His father, noted South African filmmaker Don Edkins, came to Addis Ababa this week to film a documentary on his son's tragic end. Max was a father of one whose second child was due just months after the accident.

Mr Edkins was unsurprised anticipates the final report on the March 10, 2019 accident will give him more information and perhaps even closure.

"This is a preliminary report and does not yet have the analysis which will be in the final report", he told The National.

“But what it shows is that the procedure given by Boeing after the Lion Air crash did not work. The on board computer got information from only one sensor which gave an incorrect angle of attack”.

A grieving family member of Elsabet Minwuyelet, a hostess who also perished in the crash, highlighted the impact losing the young newlywed mother.

With nothing to bury, the family was given sacks of earth by Ethiopian Airlines, he said.
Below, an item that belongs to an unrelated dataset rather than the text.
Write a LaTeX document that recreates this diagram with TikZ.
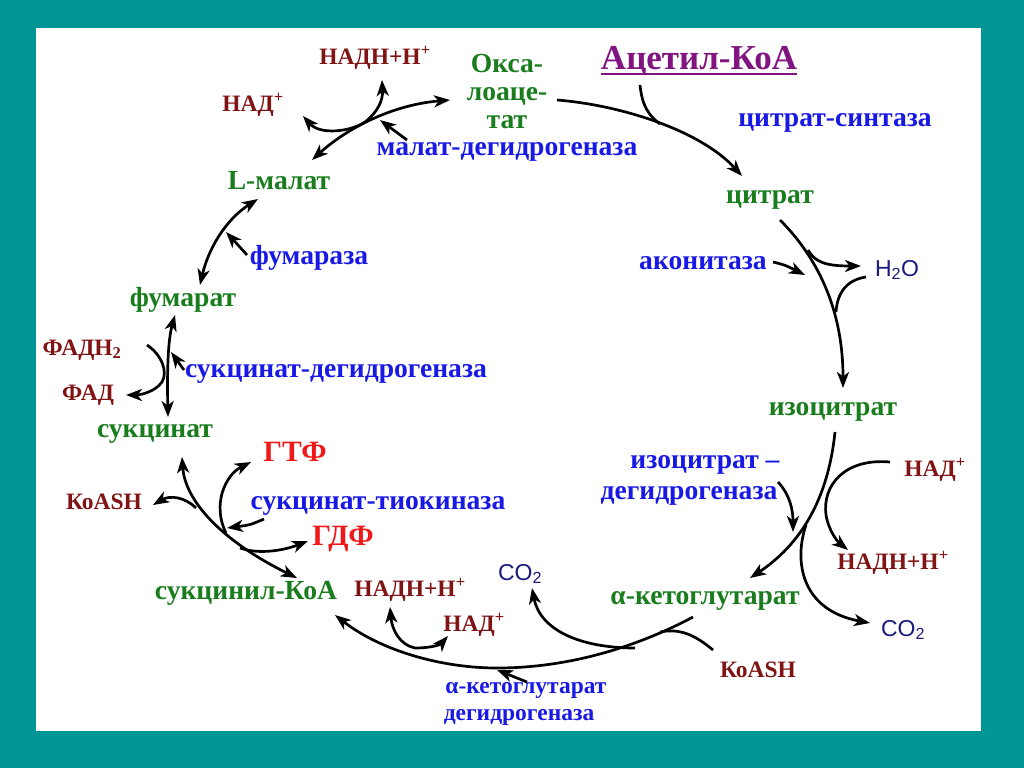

"The whole family has been affected. We have a young daughter being raised by a grandmother and one who will never get to know or see her own mother," he told The National.

"We are still devastated and it really does not seem real. Every milestone is a reminder of what we lost and what could have been”.

The flight control system defeated the pilots’ efforts to control the plane. When it triggered for the fourth and final time, the pilots fought back on their control columns, but the nose of the plane sank even more and the jet flew even faster.

Shortly before impact, the jet plummeted towards the ground at 925kph — at the rate of more than 1,500 metres per minute — with its nose tilted down at a 40-degree angle, according to the report.

A date for the release of the final report has not been set, but Mr Edkins has ideas of what it may contain.

“The pilots tried to rectify but did not have the information," he said, "so what this interim report tells me is that Boeing was to blame for an unsafe design that the pilots could do nothing about."

"Boeing killed our loved ones through their greed and turning a bling eye to the inadequacies in the design of the 737 Max."